EXERCISE TASK:
Pictures stay out. Extract the lines below from the first one through the line with "import plotly.graph_objects as go", both included.
________________
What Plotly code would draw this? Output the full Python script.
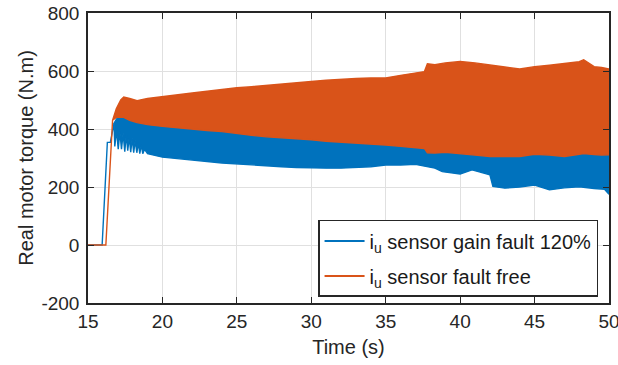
import plotly.graph_objects as go

# ---- data (envelopes of the oscillating torque) ----
t_fault = [15, 15.95, 16.3, 16.5, 16.75, 16.8, 16.92, 17.03, 17.14, 17.25, 17.36, 17.47, 17.57, 17.67, 17.77,
           17.87, 17.97, 18.07, 18.17, 18.28, 18.38, 18.48, 18.58, 18.68, 18.8, 19, 20, 21, 22, 23, 24, 25, 26,
           27, 28, 29, 30, 31, 32, 33, 34, 35, 36, 37, 37.8, 38.3, 38.8, 39.6, 40, 40.8, 41.5, 42.0, 42.2, 43,
           44, 45, 46, 47, 48, 49, 49.7, 50]
fault_lower = [0, 0, 354, 354, 420, 340, 395, 330, 390, 330, 385, 322, 380, 325, 372, 320, 368, 318, 360, 318,
               352, 315, 345, 315, 330, 315, 303, 298, 292, 288, 283, 279, 276,
               273, 270, 267, 265, 265, 265, 267, 270, 276, 276, 278, 271, 265, 253, 248, 245, 259, 250, 242, 202,
               196, 200, 207, 190, 197, 201, 195, 192, 175]
fault_upper = [0, 0, 354, 354, 420, 425, 435, 440, 442, 445, 445, 445, 444, 443, 442, 441, 440, 438, 436, 435,
               433, 432, 431, 430, 429, 428, 420, 415, 410, 405, 400, 395, 390,
               385, 380, 377, 373, 368, 363, 360, 358, 355, 350, 345, 340, 335, 330, 330, 325, 320, 318, 315, 315,
               315, 315, 320, 320, 315, 320, 320, 320, 320]

t_free = [15, 16.2, 16.65, 16.9, 17.2, 17.4, 17.8, 18.3, 19, 20, 21, 22, 23, 24, 25, 26, 27, 28, 29, 30,
          31, 32, 33, 34, 35, 36, 37, 37.6, 37.8, 38.3, 39, 40, 41, 42, 43, 44, 45, 46, 47, 48, 48.3, 49, 49.5, 50]
free_upper = [0, 0, 430, 470, 500, 510, 505, 498, 505, 512, 518, 524, 530, 537, 542, 546, 551, 556, 560, 564,
              568, 572, 574, 576, 576, 585, 592, 598, 625, 622, 628, 633, 628, 622, 614, 607, 615, 620, 625, 632,
              639, 615, 612, 607]
free_lower = [0, 0, 430, 440, 440, 440, 430, 422, 415, 409, 404, 399, 395, 391, 385, 378, 373, 369, 366, 363,
              358, 353, 350, 348, 345, 340, 335, 333, 318, 317, 320, 315, 310, 305, 305, 305, 313, 310, 305, 313,
              315, 312, 310, 311]

series_names = ["i<sub>u</sub> sensor gain fault 120%", "i<sub>u</sub> sensor fault free"]
x_ticks = [15, 20, 25, 30, 35, 40, 45, 50]
y_ticks = [-200, 0, 200, 400, 600, 800]

BLUE = "#0072BD"
ORANGE = "#D95319"
FONT = "Liberation Sans, Arial, sans-serif"
INK = "#262626"

fig = go.Figure()


def band(t, lo, hi, color):
    xs = list(t) + list(reversed(t))
    ys = list(hi) + list(reversed(lo))
    fig.add_trace(go.Scatter(x=xs, y=ys, mode="lines", fill="toself", fillcolor=color,
                             line=dict(color=color, width=1.4), showlegend=False, hoverinfo="skip"))


band(t_fault, fault_lower, fault_upper, BLUE)
band(t_free, free_lower, free_upper, ORANGE)

for i, (name, color) in enumerate(zip(series_names, [BLUE, ORANGE])):
    fig.add_trace(go.Scatter(x=[None], y=[None], mode="lines", name=name, legendgroup=f"g{i}",
                             line=dict(color=color, width=2)))

axis_common = dict(showline=True, linecolor=INK, linewidth=1.5, mirror="ticks",
                   ticks="inside", ticklen=6, tickwidth=1.2, tickcolor=INK,
                   showgrid=True, gridcolor="#e0e0e0", gridwidth=1, zeroline=False,
                   automargin=False, ticklabeloverflow="allow",
                   tickfont=dict(family=FONT, size=19, color=INK))

fig.update_xaxes(range=[15, 50], tickvals=x_ticks, ticktext=[str(v) for v in x_ticks],
                 title=dict(text="Time (s)", font=dict(family=FONT, size=20, color=INK), standoff=9),
                 **axis_common)
fig.update_yaxes(range=[-200, 800], tickvals=y_ticks, ticktext=[str(v) for v in y_ticks],
                 ticklabelstandoff=3,
                 title=dict(text="Real motor torque (N.m)", font=dict(family=FONT, size=20, color=INK),
                            standoff=2),
                 **axis_common)

fig.update_layout(
    width=618, height=365,
    margin=dict(l=88, r=9, t=13, b=62),
    paper_bgcolor="white", plot_bgcolor="white",
    font=dict(family=FONT, size=18, color=INK),
    legend=dict(x=0.979, y=0.021, xanchor="right", yanchor="bottom",
                bgcolor="white", bordercolor=INK, borderwidth=1.5,
                font=dict(family=FONT, size=20, color="#1a1a1a"),
                tracegroupgap=6, itemwidth=40),
)

fig.write_html("out.html", config={"displayModeBar": False},
               post_script="document.body.style.margin='0';")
________________
RESULT FOR THIS TASK:
What Plotly code would draw this? Output the full Python script.
import plotly.graph_objects as go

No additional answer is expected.